Tradition vs. Modernity – chuantong 传统 vs. xiandaixing 现代性

Tradition vs. Modernity in China

Modern China is alive with contrasts, with interplay between tradition and modernity at the heart of consumer choices when it comes to love and dating. Nowhere is this contrast more apparent than with the Chinese wedding. China’s wedding industry is estimated to bring in revenues of $80billion in 2015, 40% more than in 2011. With 10 million couples getting hitched annually, and each couple spending an average of 76,141 RMB ($12,000) on their big day, China’s wedding market is huge business.

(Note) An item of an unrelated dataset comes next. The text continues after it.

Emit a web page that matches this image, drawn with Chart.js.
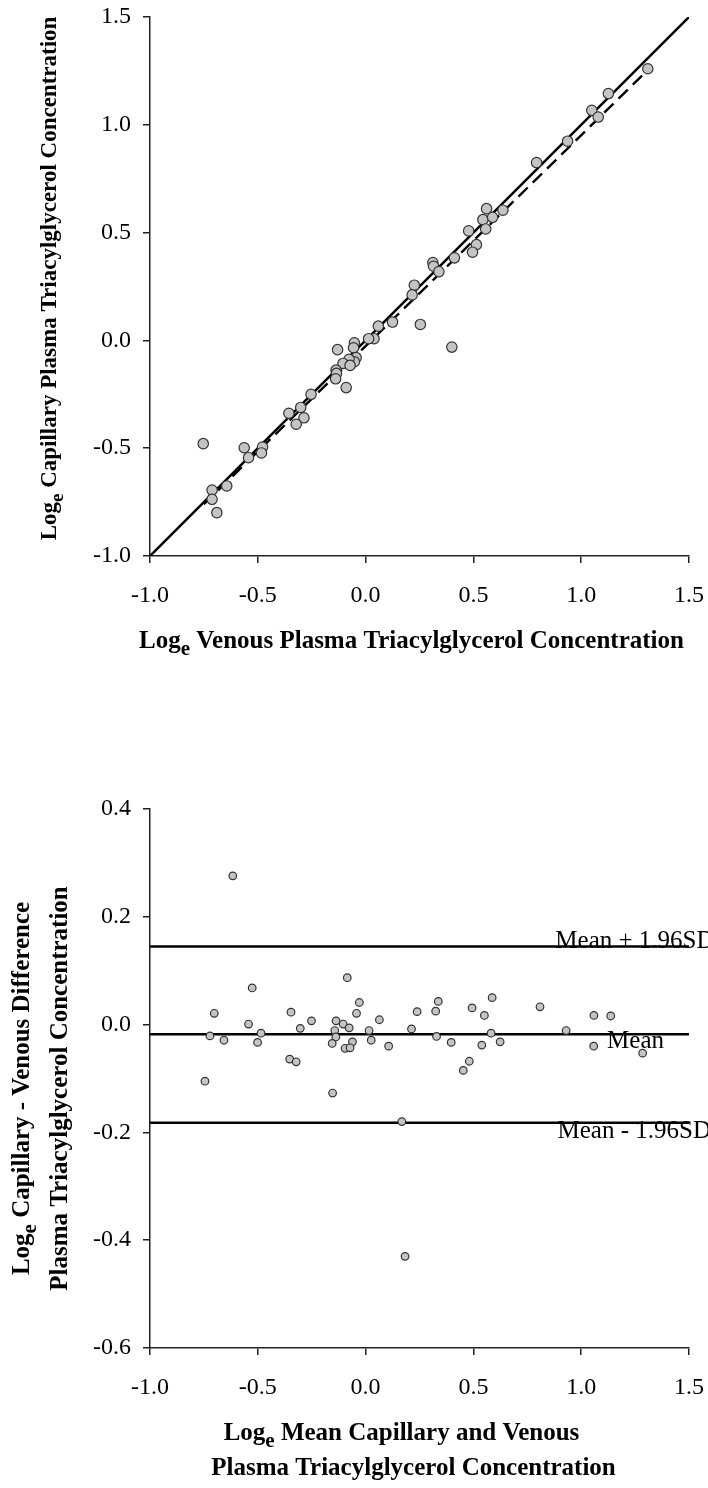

Traditional Chinese customs including receiving Hong Bao 红包 from guests, setting off celebratory firecrackers, and barring the groom from seeing his bride until he pays “bribes” to her family remain influential across China. Whilst Western customs – such as the bride wearing white, Western style wedding rings and the couple hiring a wedding planner – are steadily gaining in popularity. Uniquely Chinese twists on Western customs include couples investing vast amounts in lavish photoshoots prior to their wedding day (the wedding photography market in China is valued at a whopping $30 billion) are also popular. This hybridity of many Chinese weddings demonstrates the aptitude of Chinese consumers to localise foreign traditions, and create a uniquely Chinese consumer culture.

The commercial potential of the Chinese wedding was experienced first-hand by New Zealand’s tourism bureau when actress, Yao Chen, held her 2012 wedding ceremony in Queenstown. Yao Chen’s wedding generated a massive social media buzz in China (with an estimated 40 million posts and comments surrounding the ceremony on discussion forums, as well as 7,000 news articles). The wedding gave New Zealand previously unheard of exposure in the Chinese market, and demonstrates the authority Key Opinion Leaders exercise in influencing Chinese consumers’ decisions and aspirations.

Mobile Lover- shou ji lian ren 手机恋人

Love and Technology in China

What do you get when you combine China’s lonely hearts with technology? One bizarre outcome is the craze of ‘Mobile Lovers’ – shou ji lian ren 手机恋人. The term refers to a service offered by China’s ecommerce giant Taobao where customers can pay 20RMB (US$3.26) per day to hire someone to act as a virtual “girlfriend” or “boyfriend”, who will send them romantic messages and texts, creating an illusion of intimacy.

More adventurous Taobao shoppers can choose to step it up a gear with the “rent-a-boyfriend” service, through which singletons can hire a real-life fake boyfriend (or occasionally girlfriend). The popularity of this service spikes around Chinese New Year, when many young Chinese make the annual return journey home. Fake boyfriends prove a useful distraction at family gatherings, satisfying pushy parents and warding off awkward questions about marriage and grandchildren.

China’s ‘Mobile Lovers’ and rentable boyfriends are just the tip of the iceberg when it comes to the vast online dating market in China. A market which has been predicted to hit a net-value of 10 billion RMB ($1.6 billion) by the end of 2016 – an increase of 17% from 2014. Strong contenders in the sector include Momo, perhaps China’s most influential dating app of the moment with an estimated 69 million users. Momo has evolved beyond a dating service to become an entire social network in its own right. Another one to watch is recent start-up Tantan – which uses a Tinder inspired swipe format – and has racked up an estimated 10 million users helped by a large venture capital.

Online dating and apps are an increasingly attractive means of finding romance for young Chinese consumers – who feel the pressure to wed before 30 in fear of being labeled “leftover” The digitalisation of dating is also well-suited to the Chinese market, with users able to connect with potential partners across different cities and geographies and seek a partner away from the prying eyes of their parents. In particular, due to China’s gender imbalance – a by-product of the one child policy and traditional preferences towards having a son – dating apps can be used by Chinese men in rural areas to find women in cities or other provinces. With roughly 122 men born for every 100 women, and predictions that by 2020 there will be 35 million more men than women in China, the appetite for online dating only looks set to grow.